[Reading Science] Commercialization of All-Solid-State Batteries Accelerated Using Existing Lithium-Ion Battery Factories

All-solid-state batteries are considered the "next-generation battery" due to their low risk of explosion and high energy density. However, they have long been thought to require significant time before commercialization, as they are incompatible with existing lithium-ion battery manufacturing processes. A team of Korean researchers has significantly narrowed this gap by developing a polymer electrolyte for all-solid-state batteries that can be used on current lithium-ion battery production lines without modification.

Schematic of the "Conflicting Entropy Design" concept for ZPE electrolytes. The ZPE precursor molecules, which were randomly mixed (high entropy), naturally transition into an ordered structure (low entropy) during the polymerization process, forming continuous pathways that allow ions to move easily. Provided by the research team

Sangyoung Lee, Professor in the Department of Chemical and Biomolecular Engineering at Yonsei University, together with Sangkyu Kwak’s team at Korea University, Minjae Lee’s team at Kunsan National University, and Youngjoo Lee’s team at the Korea Basic Science Institute (KBSI), announced that they have, for the first time in the world, proposed a new polymer electrolyte utilizing the concept of entropy and successfully applied it to all-solid-state batteries.

The key feature of the electrolyte developed by the research team lies in its "zwitterion" structure, which simultaneously contains both positive and negative charges within a single molecule. This structure enables strong interaction with lithium ions and allows the molecules to self-align, forming stable ion transport pathways even in the solid state.

In addition, the researchers introduced a new design concept called "entropy conflict." Initially, the electrolyte exists in a liquid state, allowing it to penetrate deep into the electrode. When exposed to light or heat, it transitions into a solid, during which the molecules spontaneously align to form pathways for ion movement. Through this approach, the team fundamentally addressed the chronic issue of low ionic conductivity that has long plagued polymer electrolytes.

The most significant achievement of this research is its high compatibility with existing lithium-ion battery manufacturing processes. The newly developed polymer electrolyte can be coated or infiltrated onto electrodes in its liquid state using the same methods as current processes, and then converted into a solid electrolyte through a simple procedure. This demonstrates the possibility of gradually converting existing lithium-ion battery production lines to all-solid-state battery processes without the need for expensive new equipment.

From the left in the photo: Kyungseok Oh, Researcher at Yonsei University; Jieun Lee, Researcher at Korea University; Sangkyu Kwak, Professor at Korea University; Sangyoung Lee, Professor at Yonsei University. Provided by Yonsei University

The research team also demonstrated an all-solid-state battery that operates stably at room temperature and under low pressure, even with thick electrodes, by applying this electrolyte. As a result, they presented the possibility of realizing high-energy all-solid-state batteries with an energy density of 516 Wh/kg-about twice that of conventional lithium-ion batteries (approximately 250 Wh/kg).
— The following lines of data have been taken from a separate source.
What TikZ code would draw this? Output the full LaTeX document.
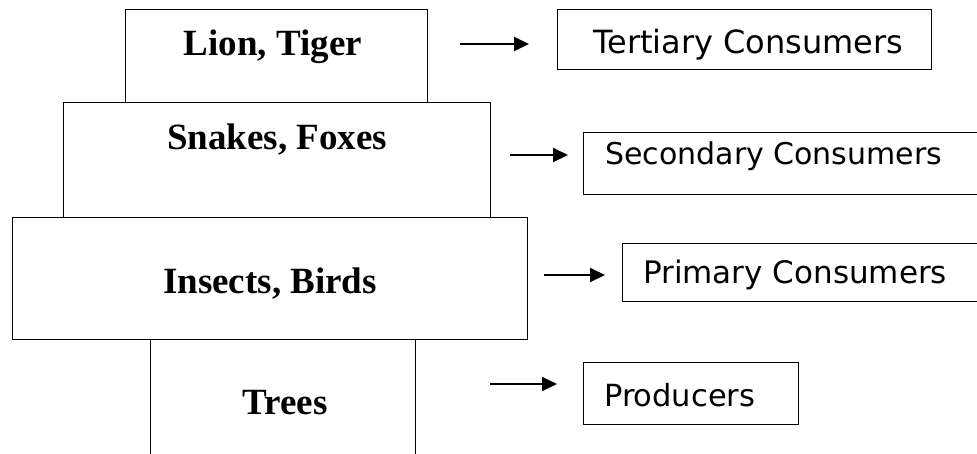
\documentclass[tikz,border=0pt]{standalone}
\usepackage{fontspec}
\setmainfont{Liberation Serif}
\newfontfamily\verd{DejaVu Sans}
\usetikzlibrary{arrows.meta}
\tikzset{
  pbox/.style={draw=black, line width=0.9pt, rectangle, inner sep=0pt, outer sep=0pt},
  rbox/.style={draw=black, line width=0.9pt, rectangle, inner sep=0pt, outer sep=0pt},
  ptext/.style={font=\fontsize{37}{40}\selectfont\bfseries, inner sep=0pt, anchor=base},
  rtext/.style={font=\verd\fontsize{#1}{34}\selectfont, inner sep=0pt, anchor=base west},
  arr/.style={line width=2pt, -{Triangle[length=15pt,width=14pt]}}
}
\begin{document}
\begin{tikzpicture}[x=1pt,y=-1pt]
\clip (0,0) rectangle (977,453);
\fill[white] (0,0) rectangle (977,453);
% pyramid boxes
\node[pbox, minimum width=265pt, minimum height=141pt] (trees) at (282.5,409.5) {};
\node[pbox, minimum width=515pt, minimum height=122pt] (insects) at (269.5,278) {};
\node[pbox, minimum width=427pt, minimum height=115pt] (snakes) at (276.5,159.5) {};
\node[pbox, minimum width=302pt, minimum height=93pt] (lion) at (276,55.5) {};
% pyramid labels
\node[ptext] (tlion) at (273,55) {Lion, Tiger};
\node[ptext] (tsnakes) at (277,149) {Snakes, Foxes};
\node[ptext] (tinsects) at (270,293) {Insects, Birds};
\node[ptext] (ttrees) at (285,414) {Trees};
% right boxes
\node[rbox, minimum width=374pt, minimum height=60pt] (tert) at (744,39) {};
\node[rbox, minimum width=427pt, minimum height=62pt] (sec) at (796.5,163) {};
\node[rbox, minimum width=388pt, minimum height=58pt] (prim) at (816,272) {};
\node[rbox, minimum width=215pt, minimum height=62pt] (prod) at (690.5,393) {};
\node[rtext=32] (ttert) at (593,53) {Tertiary Consumers};
\node[rtext=30] (tsec) at (605,164) {Secondary Consumers};
\node[rtext=31] (tprim) at (643,283) {Primary Consumers};
\node[rtext=30.5] (tprod) at (604,406) {Producers};
% arrows
\coordinate (a1s) at (460,44); \coordinate (a1e) at (529,44);
\coordinate (a2s) at (510,155); \coordinate (a2e) at (568,155);
\coordinate (a3s) at (544,275); \coordinate (a3e) at (605,275);
\coordinate (a4s) at (490,384); \coordinate (a4e) at (557,384);
\draw[arr] (a1s) -- (a1e);
\draw[arr] (a2s) -- (a2e);
\draw[arr] (a3s) -- (a3e);
\draw[arr] (a4s) -- (a4e);
\end{tikzpicture}
\end{document}
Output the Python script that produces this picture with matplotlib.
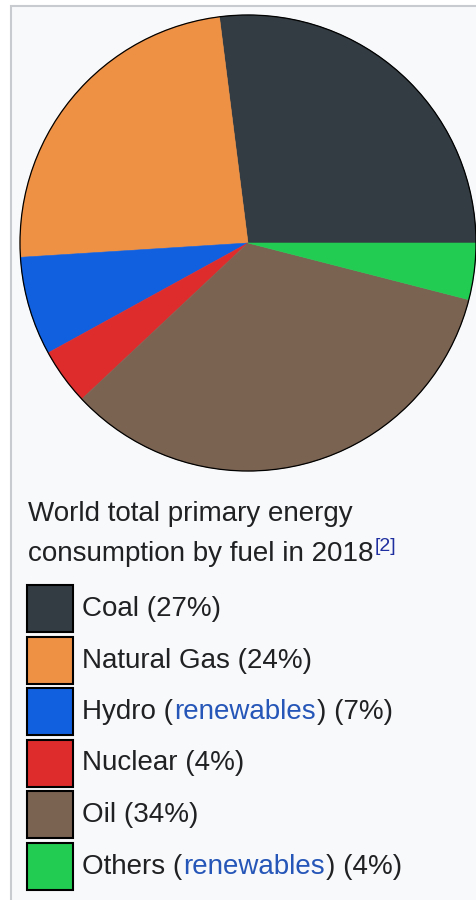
import matplotlib
matplotlib.use('Agg')
import matplotlib.pyplot as plt
from matplotlib.patches import Rectangle, Circle

# data
fuels = ['Coal', 'Natural Gas', 'Hydro', 'Nuclear', 'Oil', 'Others']
shares = [27, 24, 7, 4, 34, 4]
renewable = [False, False, True, False, False, True]
colors = ['#333c42', '#ef9145', '#1060e0', '#de2c2c', '#7b6352', '#22cc52']
title_lines = ['World total primary energy', 'consumption by fuel in 2018']
ref_mark = '[2]'

plt.rcParams['font.family'] = ['Liberation Sans', 'DejaVu Sans']

W, H = 476, 900
fig = plt.figure(figsize=(W / 100, H / 100), dpi=100, facecolor='white')

# background box (infobox style)
bg = fig.add_axes([0, 0, 1, 1])
bg.set_xlim(0, W)
bg.set_ylim(H, 0)
bg.axis('off')
bg.add_patch(Rectangle((11, 6), W, H, facecolor='#f8f9fa', edgecolor='#c8ccd1', lw=1.5))

# pie
cx, cy, r = 248, 243, 228
pax = fig.add_axes([(cx - r) / W, (H - cy - r) / H, 2 * r / W, 2 * r / H])
wedges, _ = pax.pie(shares, colors=colors, startangle=0, counterclock=True,
                    wedgeprops=dict(linewidth=0.4))
for w in wedges:
    w.set_edgecolor(w.get_facecolor())
pax.add_patch(Circle((0, 0), 1, fill=False, edgecolor='black', lw=0.9, clip_on=False))
pax.set_xlim(-1, 1)
pax.set_ylim(-1, 1)
pax.axis('off')

# text
fs = 20
dark = '#202122'
link = '#2556b8'
rend = fig.canvas.get_renderer()


def put(x, y, s, color, size=fs):
    t = bg.text(x, y, s, color=color, fontsize=size, va='baseline', ha='left')
    bb = t.get_window_extent(renderer=rend)
    return x + bb.width


put(28, 521, title_lines[0], dark)
xe = put(28, 561, title_lines[1], dark)
put(xe + 1, 551, ref_mark, '#1f2f9f', size=14)

for i, (name, share, col, ren) in enumerate(zip(fuels, shares, colors, renewable)):
    top = 585 + i * 51.5
    bg.add_patch(Rectangle((27, top), 46, 47, facecolor=col, edgecolor='black', lw=1.5))
    y = top + 31
    x = 82
    if ren:
        x = put(x, y, name + ' (', dark)
        x = put(x + 1, y, 'renewables', link)
        put(x + 1, y, ') (%d%%)' % share, dark)
    else:
        put(x, y, '%s (%d%%)' % (name, share), dark)

fig.savefig('out.png', dpi=100, facecolor='white')
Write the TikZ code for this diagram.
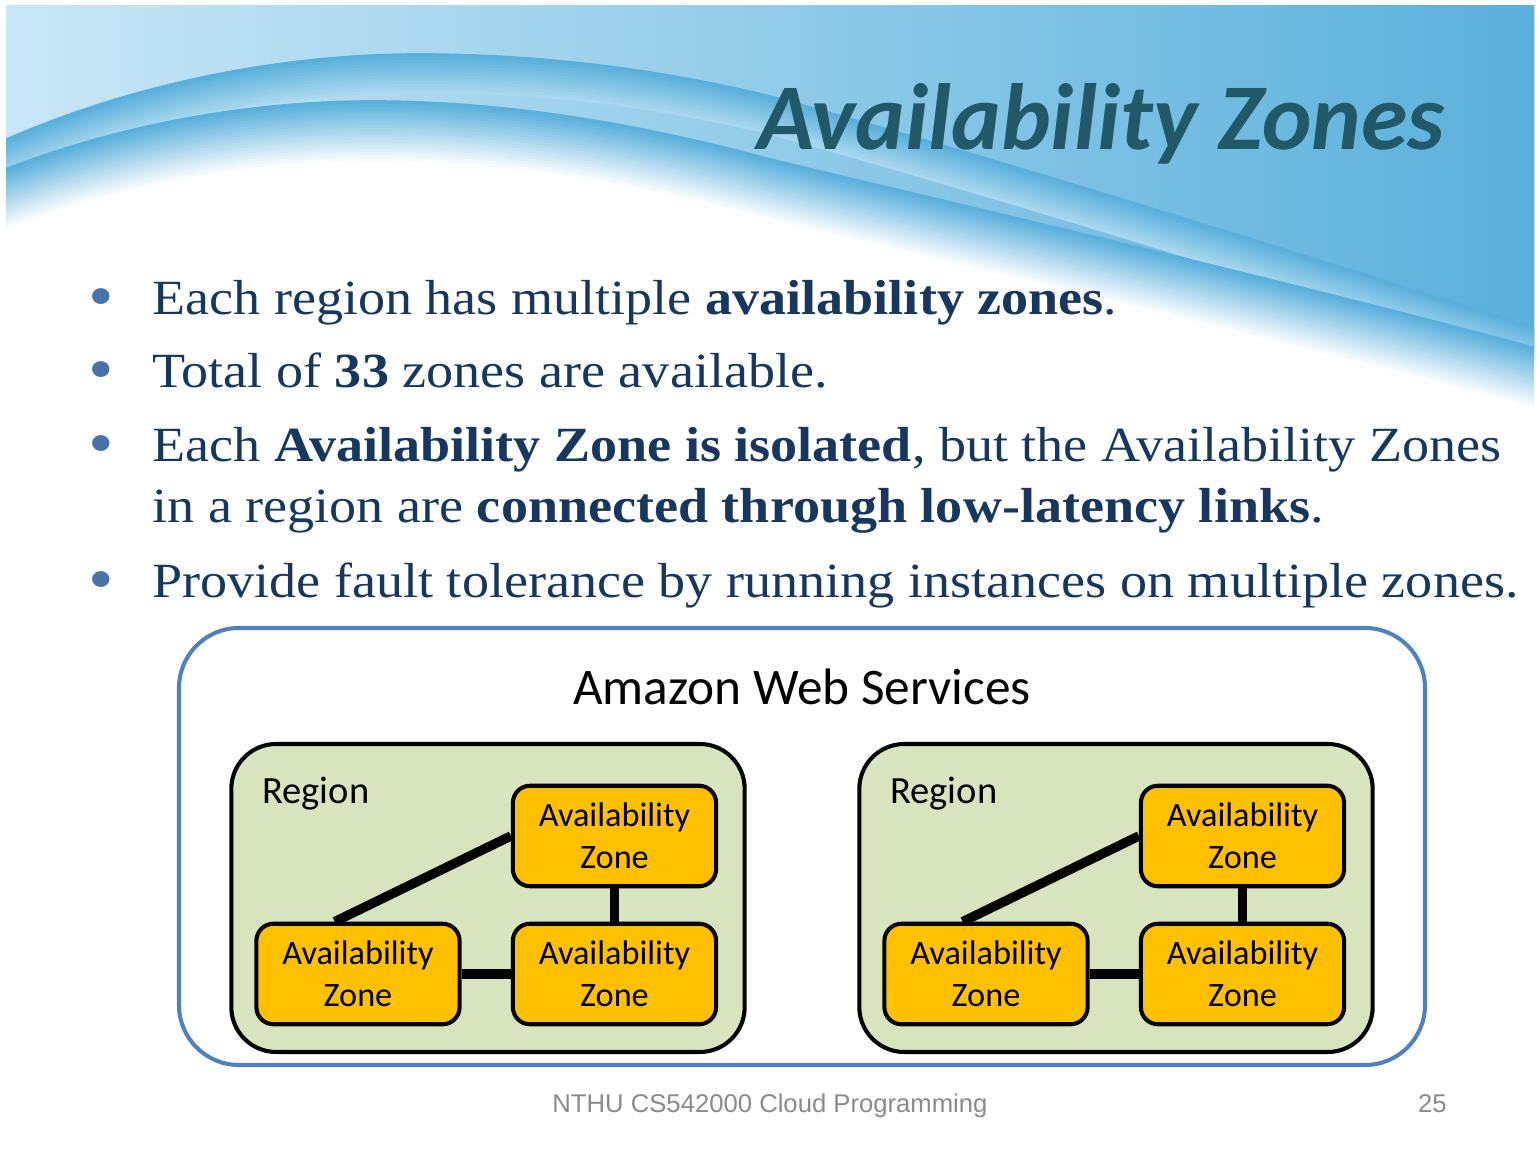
\documentclass[tikz,border=0pt]{standalone}
\usepackage{fontspec}
\setmainfont{Liberation Serif}[FakeStretch=1.1]
\newfontfamily\calibri{Carlito}
\newfontfamily\arial{Liberation Sans}
\usetikzlibrary{positioning}
\definecolor{wave}{HTML}{5AB0DC}
\definecolor{wavelight}{HTML}{C9E7F6}
\definecolor{titleblue}{HTML}{215968}
\definecolor{navy}{HTML}{17375E}
\definecolor{dotblue}{HTML}{4A72A8}
\definecolor{awsblue}{HTML}{4F81BD}
\definecolor{regiongreen}{HTML}{D7E4BD}
\definecolor{zoneorange}{HTML}{FFC000}
\definecolor{footgray}{HTML}{8A8A8A}
\begin{document}
\begin{tikzpicture}[x=0.4675pt,y=-0.4675pt,line join=round,
  body/.style={anchor=base west,inner sep=0pt,text=navy,font=\fontsize{23}{28}\selectfont},
  dot/.style={anchor=base,inner sep=0pt,text=dotblue,font=\fontsize{31}{36}\selectfont},
  aws/.style={draw=awsblue,line width=1.9pt,rounded corners=28pt,minimum width=582.5pt,minimum height=204.3pt,inner sep=0pt},
  region/.style={draw=black,line width=1.9pt,fill=regiongreen,rounded corners=21pt,minimum width=240pt,minimum height=144pt,inner sep=0pt},
  zone/.style={draw=black,line width=1.9pt,fill=zoneorange,rounded corners=8pt,minimum width=95pt,minimum height=47pt,inner sep=0pt,align=center,font=\calibri\fontsize{16}{19.5}\selectfont},
  link/.style={line width=4.4pt}]
\useasboundingbox (0,0) rectangle (1540,1155);
% background wave
\begin{scope}
\clip (6,6) rectangle (1534,1155);
\fill[left color=wavelight,right color=wave] (0,0) -- (1540,0) -- (1540,350)
  .. controls (1300,285) and (1000,215) .. (770,160)
  .. controls (660,130) and (520,102) .. (373,102)
  .. controls (250,102) and (120,125) .. (0,172) -- cycle;
\foreach \k [evaluate=\k as \p using int(100-6*\k)] in {12,...,0}
\draw[line width=1.7pt,wave!\p!wavelight,shift={(0,3*\k)}] (0,143)
  .. controls (130,85) and (280,55) .. (418,55)
  .. controls (560,55) and (680,75) .. (770,97)
  .. controls (1000,160) and (1300,255) .. (1540,330);
\foreach \k [evaluate=\k as \p using int(100-5*\k)] in {20,...,0}
\draw[line width=1.7pt,wave!\p!white,shift={(0,3*\k)}] (0,172)
  .. controls (120,125) and (250,102) .. (373,102)
  .. controls (520,102) and (660,130) .. (770,160)
  .. controls (1000,215) and (1300,285) .. (1540,350);
\end{scope}
% title and bullets
\node[anchor=base east,inner sep=0pt,text=titleblue,font=\calibri\bfseries\itshape\fontsize{44}{50}\selectfont] (title) at (1445,150) {Availability Zones};
\foreach \y in {315,388,462,598}
\node[dot] at (101,\y+4) {•};
\node[body] (b1) at (152,315) {Each region has multiple \textbf{availability zones}.};
\node[body] (b2) at (152,388) {Total of \textbf{33} zones are available.};
\node[body] (b3) at (152,462) {Each \textbf{Availability Zone is isolated}, but the Availability Zones};
\node[body] (b3b) at (152,523) {in a region are \textbf{connected through low-latency links}.};
\node[body] (b4) at (152,598) {Provide fault tolerance by running instances on multiple zones.};
% diagram
\node[aws] (aws) at (802,846.5) {};
\node[anchor=base,inner sep=0pt,font=\calibri\fontsize{24}{28}\selectfont] (awslabel) at (802,705) {Amazon Web Services};
\foreach \r/\x in {L/0,R/628} {
  \node[region] (reg\r) at (488+\x,898) {};
  \node[anchor=base west,inner sep=0pt,font=\calibri\fontsize{18}{20}\selectfont] (lab\r) at (262+\x,803) {Region};
  \node[zone] (top\r) at (614.5+\x,836) {Availability\\Zone};
  \node[zone] (bl\r) at (358+\x,974) {Availability\\Zone};
  \node[zone] (br\r) at (614.5+\x,974) {Availability\\Zone};
  \draw[link] (bl\r.114) -- (top\r.west);
  \draw[link] (top\r) -- (br\r);
  \draw[link] (bl\r) -- (br\r);
}
% footer
\node[anchor=base,inner sep=0pt,text=footgray,font=\arial\fontsize{12}{14}\selectfont] (foot) at (770,1112) {NTHU CS542000 Cloud Programming};
\node[anchor=base east,inner sep=0pt,text=footgray,font=\arial\fontsize{12}{14}\selectfont] (page) at (1447,1112) {25};
\end{tikzpicture}
\end{document}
Sangyoung Lee, Professor at Yonsei University, stated, "This research is significant in that it presents a solid electrolyte platform with exceptional compatibility with existing lithium-ion battery manufacturing processes. By utilizing entropy-based polymer electrolytes, it is possible to realize high-energy all-solid-state batteries without complex additional steps, which could substantially accelerate the commercialization of all-solid-state batteries."

This research was supported by the National Research Foundation of Korea's Individual Basic Research Program and the Nano and Material Technology Development Program. The results were published on December 6 in the international journal Nature Communications under the title "Conflicting entropy-driven zwitterionic dry polymer electrolytes for scalable high-energy all-solid-state batteries."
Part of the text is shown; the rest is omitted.